───── Recorded information ─────

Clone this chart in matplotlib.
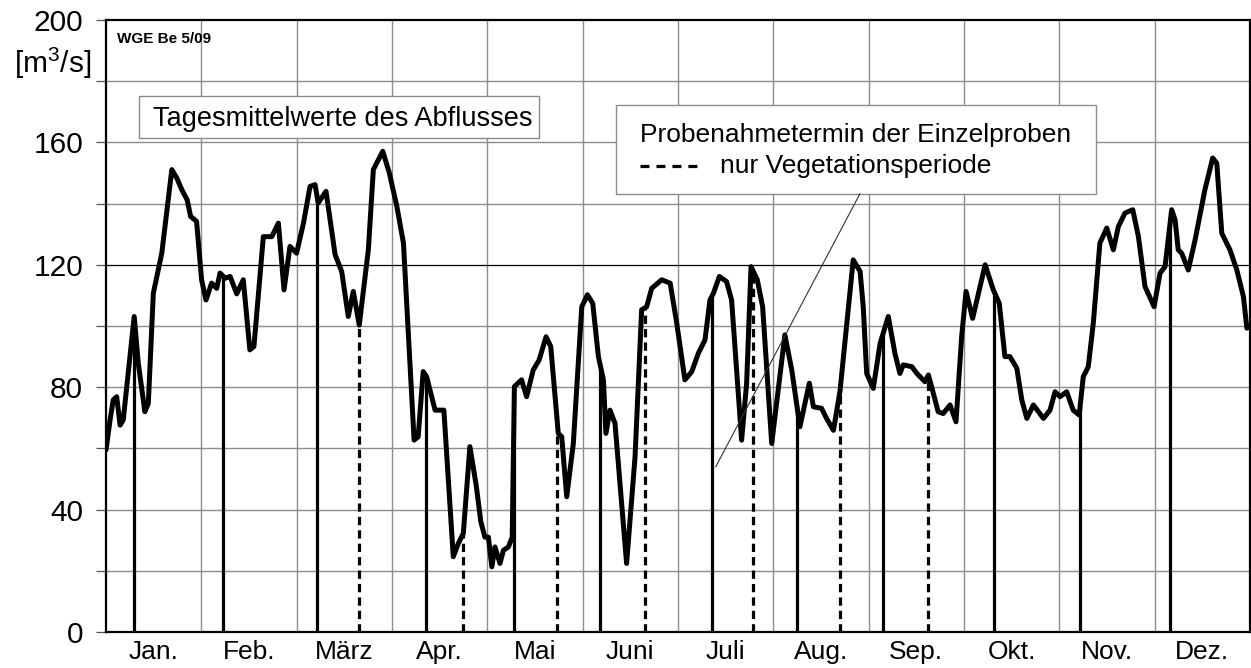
import numpy as np
import matplotlib
matplotlib.use("Agg")
import matplotlib.pyplot as plt
from matplotlib.lines import Line2D
from matplotlib.patches import Rectangle

plt.rcParams['font.family'] = ['Liberation Sans', 'DejaVu Sans']
plt.rcParams['mathtext.default'] = 'regular'

# ---- data -------------------------------------------------------------
months = ["Jan.", "Feb.", "März", "Apr.", "Mai", "Juni", "Juli", "Aug.",
          "Sep.", "Okt.", "Nov.", "Dez."]

day = [0, 1.3, 2.3, 3.4, 4.5, 5.5, 9.0, 10.3, 12.4, 13.5, 15.1, 17.8, 21.0,
       22.6, 24.2, 25.9, 27.0, 28.9, 30.5, 31.9, 33.7, 35.3, 36.4, 38.0, 39.6,
       41.7, 43.8, 45.9, 47.2, 50.2, 52.9, 55.0, 56.8, 58.7, 60.8, 63.0, 65.1,
       66.7, 67.7, 70.2, 73.1, 75.2, 77.3, 78.9, 80.8, 83.7, 85.3, 88.3, 90.4,
       92.8, 94.9, 98.3, 99.6, 101.2, 102.3, 105.0, 107.8, 110.8, 112.4, 114.0,
       116.1, 118.1, 119.6, 120.9, 122.0, 123.1, 124.1, 125.7, 126.8, 128.4,
       129.6, 130.3, 132.6, 134.2, 136.3, 138.2, 140.4, 141.9, 144.3, 145.4,
       147.0, 149.1, 151.8, 153.6, 155.3, 157.1, 158.7, 159.5, 160.8, 162.4,
       166.1, 168.8, 170.9, 172.5, 174.1, 177.3, 180.0, 182.1, 184.7, 186.9,
       189.0, 191.1, 192.7, 193.8, 195.7, 198.0, 199.6, 202.8, 204.4, 205.8,
       207.8, 209.5, 212.4, 216.6, 218.8, 221.4, 224.4, 225.7, 228.3, 229.9,
       232.1, 234.2, 238.4, 240.6, 241.6, 242.7, 244.8, 247.0, 249.6, 251.7,
       253.3, 254.4, 257.1, 258.7, 261.3, 262.4, 263.4, 265.5, 267.1, 269.3,
       271.2, 273.0, 274.4, 276.5, 280.5, 283.1, 285.0, 286.8, 288.4, 290.6,
       292.2, 293.8, 295.9, 299.1, 301.2, 302.8, 304.4, 306.5, 308.6, 310.5,
       311.8, 313.4, 315.0, 317.1, 319.3, 321.4, 323.0, 325.1, 327.6, 329.4,
       331.5, 334.4, 336.3, 337.9, 340.0, 341.1, 342.1, 343.2, 345.3, 347.5,
       350.6, 353.1, 354.4, 356.0, 358.6, 360.8, 362.9, 364.0, 365.0]

flow = [59.5, 69.3, 75.8, 76.9, 67.6, 69.3, 103.1, 87.8, 72.0, 74.7, 110.7,
        123.8, 151.1, 148.3, 144.5, 141.2, 135.8, 134.2, 115.1, 108.5, 114.0,
        112.3, 117.3, 115.6, 116.2, 110.5, 115.1, 92.2, 93.3, 129.2, 129.2,
        133.6, 111.8, 126.0, 123.8, 133.6, 145.6, 146.2, 140.2, 144.0, 123.3,
        117.8, 103.1, 111.3, 100.3, 124.9, 151.1, 157.1, 150.0, 139.1, 127.1,
        62.7, 63.8, 85.1, 83.4, 72.5, 72.5, 24.6, 28.9, 32.2, 60.6, 48.0, 36.0,
        31.0, 31.0, 21.3, 27.8, 22.4, 26.7, 27.8, 31.0, 80.2, 82.4, 76.9, 85.6,
        88.9, 96.5, 93.3, 64.9, 63.8, 44.2, 61.6, 106.3, 110.2, 107.4, 90.0,
        82.4, 64.9, 72.5, 68.2, 22.4, 57.3, 105.3, 106.3, 112.3, 115.1, 114.0,
        100.9, 82.4, 85.1, 91.1, 95.4, 108.5, 110.7, 116.2, 114.5, 108.5, 62.7,
        81.3, 119.4, 115.1, 106.3, 61.6, 97.1, 85.6, 67.1, 81.3, 73.6, 73.1,
        69.8, 65.9, 78.8, 121.6, 117.8, 106.3, 84.5, 79.6, 94.4, 103.1, 91.1,
        84.5, 87.3, 86.7, 84.5, 81.8, 84.0, 80.2, 72.0, 71.4, 74.2, 68.7, 96.5,
        111.3, 102.5, 120.0, 111.8, 107.4, 90.0, 90.0, 86.2, 75.8, 69.8, 74.2,
        69.8, 72.5, 78.5, 76.9, 78.5, 72.5, 70.9, 83.4, 86.7, 100.9, 127.1,
        132.0, 124.9, 132.5, 136.9, 138.0, 129.2, 112.9, 106.3, 117.3, 119.4,
        138.0, 134.7, 124.9, 123.8, 118.3, 128.2, 144.5, 154.9, 153.2, 130.3,
        124.9, 118.3, 109.6, 99.3, 99.8]

sample_days_all = [9.0, 37.4, 67.2, 102.1, 130.3, 157.7, 193.4, 220.4, 248.0,
                   283.4, 310.8, 339.5]
sample_days_veg = [80.8, 114.0, 143.8, 172.0, 206.5, 234.2, 262.4]

y_ticks = list(range(0, 201, 20))
y_labels = [str(v) if v % 40 == 0 else "" for v in y_ticks]

# ---- figure -----------------------------------------------------------
W, H = 1251, 668
fig = plt.figure(figsize=(W / 100, H / 100), dpi=100)
ax = fig.add_axes([106 / W, 36 / H, 1144 / W, 612 / H])
ax.set_xlim(0, 365)
ax.set_ylim(0, 200)

bounds = np.linspace(0, 365, 13)
centers = (bounds[:-1] + bounds[1:]) / 2

grid_col = '#8c8c8c'
for b in bounds[1:-1]:
    ax.axvline(b, color=grid_col, lw=1.0, zorder=0.5)
for v in y_ticks[1:-1]:
    if v == 120:
        ax.axhline(v, color='black', lw=0.9, zorder=0.6)
    else:
        ax.axhline(v, color=grid_col, lw=1.0, zorder=0.5)

# flow curve
ax.plot(day, flow, color='black', lw=3.6, solid_joinstyle='round',
        solid_capstyle='round', zorder=3)

# sampling dates
h_all = np.interp(sample_days_all, day, flow)
h_veg = np.interp(sample_days_veg, day, flow)
ax.vlines(sample_days_all, 0, h_all, color='black', lw=2.3, zorder=2.5)
ax.vlines(sample_days_veg, 0, h_veg, color='black', lw=2.3,
          linestyles=(0, (2.6, 1.6)), zorder=2.5)

# axes styling
for s in ax.spines.values():
    s.set_linewidth(1.6)
    s.set_color('black')
ax.set_yticks(y_ticks)
ax.set_yticklabels(y_labels, fontsize=21.5)
ax.tick_params(axis='y', length=7.5, width=0.9, pad=9, color='#555555')
ax.set_xticks(bounds)
ax.set_xticklabels([])
ax.tick_params(axis='x', which='major', length=0)
ax.set_xticks(centers, minor=True)
ax.set_xticklabels(months, minor=True, fontsize=19)
ax.tick_params(axis='x', which='minor', length=0, pad=6)

# unit label
fig.text(91 / W, 1 - 63 / H, "[m$^{3}$/s]", fontsize=21.5, ha='right',
         va='center')

# small tag
ax.text(0.0094, 0.962, "WGE Be 5/09", transform=ax.transAxes, fontsize=11,
        fontweight='bold', va='baseline', ha='left', zorder=5)

# box 1
ax.add_patch(Rectangle((0.0288, 0.807), 0.3497, 0.069, transform=ax.transAxes,
                       facecolor='white', edgecolor='#8c8c8c', lw=1.0,
                       zorder=4))
ax.text(0.041, 0.826, "Tagesmittelwerte des Abflusses", transform=ax.transAxes,
        fontsize=19.5, va='baseline', ha='left', zorder=5)

# box 2
ax.add_patch(Rectangle((0.4458, 0.7157), 0.4196, 0.1453,
                       transform=ax.transAxes, facecolor='white',
                       edgecolor='#8c8c8c', lw=1.0, zorder=4))
ax.text(0.4668, 0.800, "Probenahmetermin der Einzelproben",
        transform=ax.transAxes, fontsize=19, va='baseline', ha='left',
        zorder=5)
ax.add_line(Line2D([0.4668, 0.5166], [0.762, 0.762], transform=ax.transAxes,
                   color='black', lw=2.3, linestyle=(0, (2.8, 2.2)),
                   zorder=5))
ax.text(0.5367, 0.750, "nur Vegetationsperiode", transform=ax.transAxes,
        fontsize=19, va='baseline', ha='left', zorder=5)

# leader line
ax.add_line(Line2D([0.533, 0.659], [0.270, 0.716], transform=ax.transAxes,
                   color='#333333', lw=0.8, zorder=4))

fig.savefig("out.png", dpi=100)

─────

_Written exercise_: Reproduce the material above exactly, first line through the line that contains "plt.rcParams['mathtext.default'] = 'regular'", minus the pictures.

_Final result_:
Clone this chart in matplotlib.
import numpy as np
import matplotlib
matplotlib.use("Agg")
import matplotlib.pyplot as plt
from matplotlib.lines import Line2D
from matplotlib.patches import Rectangle

plt.rcParams['font.family'] = ['Liberation Sans', 'DejaVu Sans']
plt.rcParams['mathtext.default'] = 'regular'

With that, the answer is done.